4) If the game warrants it, add a video

Watching a 30 second youtube video tells me tons about what your game will be like as a player, at least initially. Video is often better than static screens, but it depends on the game. Kudos looks crap on video, so does democracy. Gratuitous Space Battles looks way way better. While we are on the topic, use youtube. Youtube works for everyone, and hosting is free. having some fancy java video player embedded in the site will go wrong for a non trivial percentage of visitors. Make sure you have a good reason not to use youtube.

5) Study your web traffic.

Which gets more downloads. This

or This?

I don’t know yet, but I will do in a weeks time. Yes, this sort of testing does make a difference.

6) Optimise

Go to googles homepage, look at the source. Holy lack of whitespace batman. That’s getting really anal, and I don’t bother much with the text, but try to be sensible with screenshots. Jpgs can very very often be reduced in quality and nobody but a computer can tell. Not everyone has fast broadband, and some are sharing it with other people streaming video or surfing other sites. Assume the worst, and make sure the filesizes are as small as possible. It takes just minutes to do this.

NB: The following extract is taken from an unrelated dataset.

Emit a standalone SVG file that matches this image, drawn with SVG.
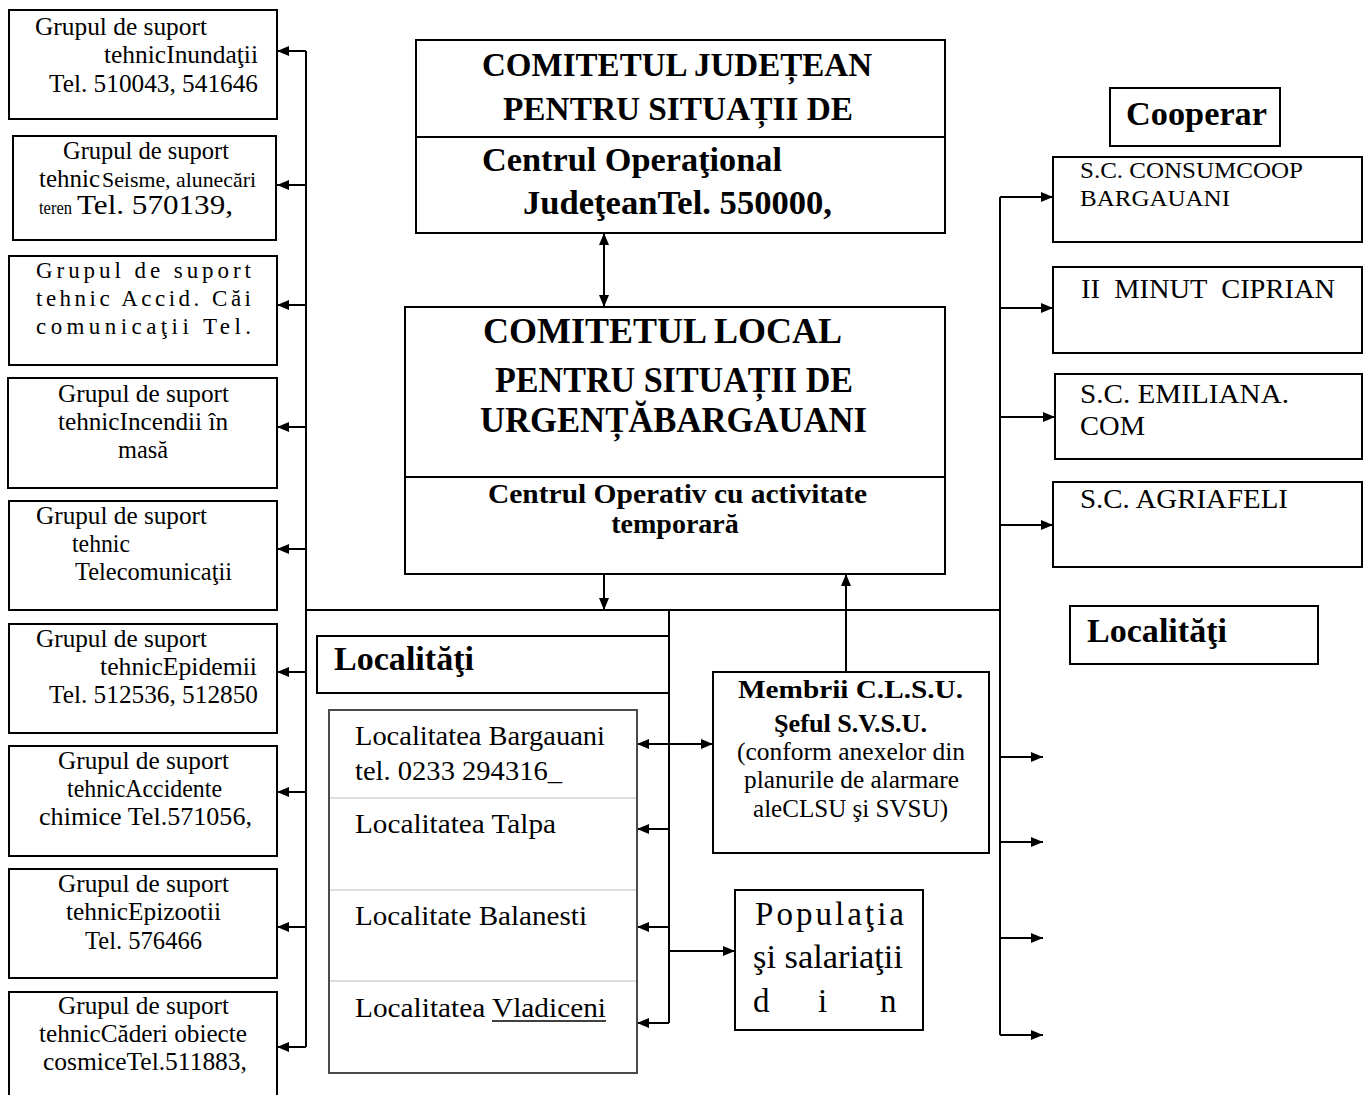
<svg xmlns="http://www.w3.org/2000/svg" width="1366" height="1095" viewBox="0 0 1366 1095">
<defs>
<marker id="ah" markerUnits="userSpaceOnUse" markerWidth="12" markerHeight="10" refX="12" refY="5" orient="auto-start-reverse">
<path d="M0,0 L12,5 L0,10 z" fill="#000"/>
</marker>
<style>
.box{fill:#fff;stroke:#000;stroke-width:2}
.t{font-family:"Liberation Serif","Times New Roman",serif;fill:#000;font-size:25px}
.b{font-weight:bold}
.ln{stroke:#000;stroke-width:2;fill:none}
.ar{stroke:#000;stroke-width:2;fill:none;marker-end:url(#ah)}
.ar2{stroke:#000;stroke-width:2;fill:none;marker-end:url(#ah);marker-start:url(#ah)}
</style>
</defs>
<rect width="1366" height="1095" fill="#fff"/>

<g id="connectors">
<path class="ln" d="M306,51 V1047"/>
<path class="ar" d="M306,51 H277"/>
<path class="ar" d="M306,185 H277"/>
<path class="ar" d="M306,305 H277"/>
<path class="ar" d="M306,427 H277"/>
<path class="ar" d="M306,549 H277"/>
<path class="ar" d="M306,672 H277"/>
<path class="ar" d="M306,792 H277"/>
<path class="ar" d="M306,927 H277"/>
<path class="ar" d="M306,1047 H277"/>
<path class="ln" d="M306,610 H1000"/>
<path class="ln" d="M1000,197 V1035"/>
<path class="ar" d="M1000,197 H1053"/>
<path class="ar" d="M1000,308 H1053"/>
<path class="ar" d="M1000,417 H1055"/>
<path class="ar" d="M1000,525 H1053"/>
<path class="ar" d="M1000,757 H1043"/>
<path class="ar" d="M1000,842 H1043"/>
<path class="ar" d="M1000,938 H1043"/>
<path class="ar" d="M1000,1035 H1043"/>
<path class="ln" d="M669,610 V1023"/>
<path class="ar" d="M669,829 H637"/>
<path class="ar" d="M669,927 H637"/>
<path class="ar" d="M669,1023 H637"/>
<path class="ar2" d="M637,744 H713"/>
<path class="ar" d="M669,951 H735"/>
<path class="ar2" d="M604,233 V307"/>
<path class="ar" d="M604,574 V610"/>
<path class="ar" d="M846,672 V574"/>
</g>

<g id="gs-inundatii">
<rect class="box" x="9" y="10" width="268" height="109"/>
<text class="t" x="35" y="35" textLength="172" lengthAdjust="spacingAndGlyphs">Grupul de suport</text>
<text class="t" x="104" y="63" textLength="154" lengthAdjust="spacingAndGlyphs">tehnicInundaţii</text>
<text class="t" x="49" y="92" textLength="209" lengthAdjust="spacingAndGlyphs">Tel. 510043, 541646</text>
</g>
<g id="gs-seisme">
<rect class="box" x="13" y="136" width="263" height="104"/>
<text class="t" x="63" y="159" textLength="166" lengthAdjust="spacingAndGlyphs">Grupul de suport</text>
<text class="t" x="39" y="187" textLength="61" lengthAdjust="spacingAndGlyphs">tehnic</text>
<text class="t" x="102" y="187" style="font-size:21px" textLength="154" lengthAdjust="spacingAndGlyphs">Seisme, alunecări</text>
<text class="t" x="39" y="214" style="font-size:18px" textLength="33" lengthAdjust="spacingAndGlyphs">teren</text>
<text class="t" x="77" y="214" style="font-size:28px" textLength="156" lengthAdjust="spacingAndGlyphs">Tel. 570139,</text>
</g>
<g id="gs-cai-comunicatii">
<rect class="box" x="9" y="256" width="268" height="109"/>
<text class="t" x="36" y="278" style="font-size:23px" textLength="215" lengthAdjust="spacing">Grupul de suport</text>
<text class="t" x="36" y="306" style="font-size:23px" textLength="215" lengthAdjust="spacing">tehnic Accid. Căi</text>
<text class="t" x="36" y="334" style="font-size:23px" textLength="215" lengthAdjust="spacing">comunicaţii Tel.</text>
</g>
<g id="gs-incendii">
<rect class="box" x="8" y="378" width="269" height="110"/>
<text class="t" x="58" y="402" textLength="171" lengthAdjust="spacingAndGlyphs">Grupul de suport</text>
<text class="t" x="58" y="430" textLength="170" lengthAdjust="spacingAndGlyphs">tehnicIncendii în</text>
<text class="t" x="118" y="458" textLength="50" lengthAdjust="spacingAndGlyphs">masă</text>
</g>
<g id="gs-telecom">
<rect class="box" x="9" y="501" width="268" height="109"/>
<text class="t" x="36" y="524" textLength="171" lengthAdjust="spacingAndGlyphs">Grupul de suport</text>
<text class="t" x="72" y="552" textLength="58" lengthAdjust="spacingAndGlyphs">tehnic</text>
<text class="t" x="75" y="580" textLength="157" lengthAdjust="spacingAndGlyphs">Telecomunicaţii</text>
</g>
<g id="gs-epidemii">
<rect class="box" x="9" y="624" width="268" height="109"/>
<text class="t" x="36" y="647" textLength="171" lengthAdjust="spacingAndGlyphs">Grupul de suport</text>
<text class="t" x="100" y="675" textLength="157" lengthAdjust="spacingAndGlyphs">tehnicEpidemii</text>
<text class="t" x="49" y="703" textLength="209" lengthAdjust="spacingAndGlyphs">Tel. 512536, 512850</text>
</g>
<g id="gs-chimice">
<rect class="box" x="9" y="746" width="268" height="110"/>
<text class="t" x="58" y="769" textLength="171" lengthAdjust="spacingAndGlyphs">Grupul de suport</text>
<text class="t" x="67" y="797" textLength="155" lengthAdjust="spacingAndGlyphs">tehnicAccidente</text>
<text class="t" x="39" y="825" textLength="213" lengthAdjust="spacingAndGlyphs">chimice Tel.571056,</text>
</g>
<g id="gs-epizootii">
<rect class="box" x="9" y="869" width="268" height="109"/>
<text class="t" x="58" y="892" textLength="171" lengthAdjust="spacingAndGlyphs">Grupul de suport</text>
<text class="t" x="66" y="920" textLength="155" lengthAdjust="spacingAndGlyphs">tehnicEpizootii</text>
<text class="t" x="85" y="949" textLength="117" lengthAdjust="spacingAndGlyphs">Tel. 576466</text>
</g>
<g id="gs-cosmice">
<rect class="box" x="9" y="992" width="268" height="120"/>
<text class="t" x="58" y="1014" textLength="171" lengthAdjust="spacingAndGlyphs">Grupul de suport</text>
<text class="t" x="39" y="1042" textLength="208" lengthAdjust="spacingAndGlyphs">tehnicCăderi obiecte</text>
<text class="t" x="43" y="1070" textLength="204" lengthAdjust="spacingAndGlyphs">cosmiceTel.511883,</text>
</g>

<g id="cjsu">
<rect class="box" x="416" y="40" width="529" height="193"/>
<path class="ln" d="M416,137 H945"/>
<text class="t b" x="482" y="76" style="font-size:33px" textLength="390" lengthAdjust="spacingAndGlyphs">COMITETUL JUDEȚEAN</text>
<text class="t b" x="503" y="120" style="font-size:33px" textLength="350" lengthAdjust="spacingAndGlyphs">PENTRU SITUAȚII DE</text>
<text class="t b" x="482" y="171" style="font-size:33px" textLength="300" lengthAdjust="spacingAndGlyphs">Centrul Operaţional</text>
<text class="t b" x="523" y="214" style="font-size:33px" textLength="309" lengthAdjust="spacingAndGlyphs">JudeţeanTel. 550000,</text>
</g>

<g id="clsu">
<rect class="box" x="405" y="307" width="540" height="267"/>
<path class="ln" d="M405,477 H945"/>
<text class="t b" x="483" y="343" style="font-size:36px" textLength="359" lengthAdjust="spacingAndGlyphs">COMITETUL LOCAL</text>
<text class="t b" x="495" y="392" style="font-size:36px" textLength="358" lengthAdjust="spacingAndGlyphs">PENTRU SITUAȚII DE</text>
<text class="t b" x="480" y="432" style="font-size:36px" textLength="387" lengthAdjust="spacingAndGlyphs">URGENȚĂBARGAUANI</text>
<text class="t b" x="488" y="503" style="font-size:28px" textLength="379" lengthAdjust="spacingAndGlyphs">Centrul Operativ cu activitate</text>
<text class="t b" x="675" y="533" style="font-size:28px" text-anchor="middle">temporară</text>
</g>

<g id="localitati-header">
<rect class="box" x="317" y="636" width="352" height="57"/>
<text class="t b" x="334" y="670" style="font-size:33px" textLength="140" lengthAdjust="spacingAndGlyphs">Localităţi</text>
</g>

<g id="localitati-list">
<rect x="329" y="710" width="308" height="363" fill="#fff" stroke="#4a4a4a" stroke-width="2"/>
<path d="M330,798 H636 M330,890 H636 M330,981 H636" stroke="#d4d4d4" stroke-width="1.5" fill="none"/>
<text class="t" x="355" y="745" style="font-size:28px" textLength="250" lengthAdjust="spacingAndGlyphs">Localitatea Bargauani</text>
<text class="t" x="355" y="780" style="font-size:28px" textLength="207" lengthAdjust="spacingAndGlyphs">tel. 0233 294316_</text>
<text class="t" x="355" y="833" style="font-size:28px" textLength="201" lengthAdjust="spacingAndGlyphs">Localitatea Talpa</text>
<text class="t" x="355" y="925" style="font-size:28px" textLength="232" lengthAdjust="spacingAndGlyphs">Localitate Balanesti</text>
<text class="t" x="355" y="1017" style="font-size:28px" textLength="251" lengthAdjust="spacingAndGlyphs">Localitatea Vladiceni</text>
<path d="M492,1021 H606" stroke="#000" stroke-width="1.5"/>
</g>

<g id="membrii">
<rect class="box" x="713" y="672" width="276" height="181"/>
<text class="t b" x="738" y="698" style="font-size:26px" textLength="225" lengthAdjust="spacingAndGlyphs">Membrii C.L.S.U.</text>
<text class="t b" x="774" y="732" style="font-size:26px" textLength="153" lengthAdjust="spacingAndGlyphs">Şeful S.V.S.U.</text>
<text class="t" x="737" y="760" textLength="228" lengthAdjust="spacingAndGlyphs">(conform anexelor din</text>
<text class="t" x="744" y="788" textLength="215" lengthAdjust="spacingAndGlyphs">planurile de alarmare</text>
<text class="t" x="753" y="817" textLength="195" lengthAdjust="spacingAndGlyphs">aleCLSU şi SVSU)</text>
</g>

<g id="populatia">
<rect class="box" x="735" y="890" width="188" height="140"/>
<text class="t" x="755" y="925" style="font-size:33px" textLength="149" lengthAdjust="spacing">Populaţia</text>
<text class="t" x="753" y="968" style="font-size:33px" textLength="150" lengthAdjust="spacingAndGlyphs">şi salariaţii</text>
<text class="t" y="1012" style="font-size:33px"><tspan x="753">d</tspan><tspan x="818">i</tspan><tspan x="880">n</tspan></text>
</g>

<g id="cooperare">
<rect class="box" x="1110" y="88" width="170" height="58"/>
<text class="t b" x="1126" y="125" style="font-size:33px" textLength="141" lengthAdjust="spacingAndGlyphs">Cooperar</text>
</g>
<g id="consumcoop">
<rect class="box" x="1053" y="157" width="309" height="85"/>
<text class="t" x="1080" y="178" style="font-size:24px" textLength="223" lengthAdjust="spacingAndGlyphs">S.C. CONSUMCOOP</text>
<text class="t" x="1080" y="206" style="font-size:24px" textLength="150" lengthAdjust="spacingAndGlyphs">BARGAUANI</text>
</g>
<g id="minut">
<rect class="box" x="1053" y="267" width="309" height="86"/>
<text class="t" x="1081" y="298" style="font-size:27px" textLength="254" lengthAdjust="spacingAndGlyphs" xml:space="preserve">II  MINUT  CIPRIAN</text>
</g>
<g id="emiliana">
<rect class="box" x="1055" y="374" width="307" height="85"/>
<text class="t" x="1080" y="403" style="font-size:28px" textLength="209" lengthAdjust="spacingAndGlyphs">S.C. EMILIANA.</text>
<text class="t" x="1080" y="435" style="font-size:28px" textLength="65" lengthAdjust="spacingAndGlyphs">COM</text>
</g>
<g id="agriafeli">
<rect class="box" x="1053" y="482" width="309" height="85"/>
<text class="t" x="1080" y="508" style="font-size:28px" textLength="208" lengthAdjust="spacingAndGlyphs">S.C. AGRIAFELI</text>
</g>
<g id="localitati-right">
<rect class="box" x="1070" y="606" width="248" height="58"/>
<text class="t b" x="1087" y="642" style="font-size:33px" textLength="140" lengthAdjust="spacingAndGlyphs">Localităţi</text>
</g>
</svg>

7) Don’t make it too short.

Is your game worthy of my time? If you can’t write two decent length paragraphs about the game, then I guess not. I guess you knocked it up in 10 minutes and have nothing to say on the topic. The screenshots get people to stay, but the text is what justifies to people that you should get their money. People making an adventure game have it easy here. By all means have some backstory, some concept art sketches and so on. If your game is a casual game, you are screwed on the PC selling direct anwyay, so assuming it’s a relatively hardcore PC game, there should be LOTs to say. make it look like your game is worth buying.

I know, some of the games on my site break these rules. But not the big ones. Not the ones that I promote, and that sell.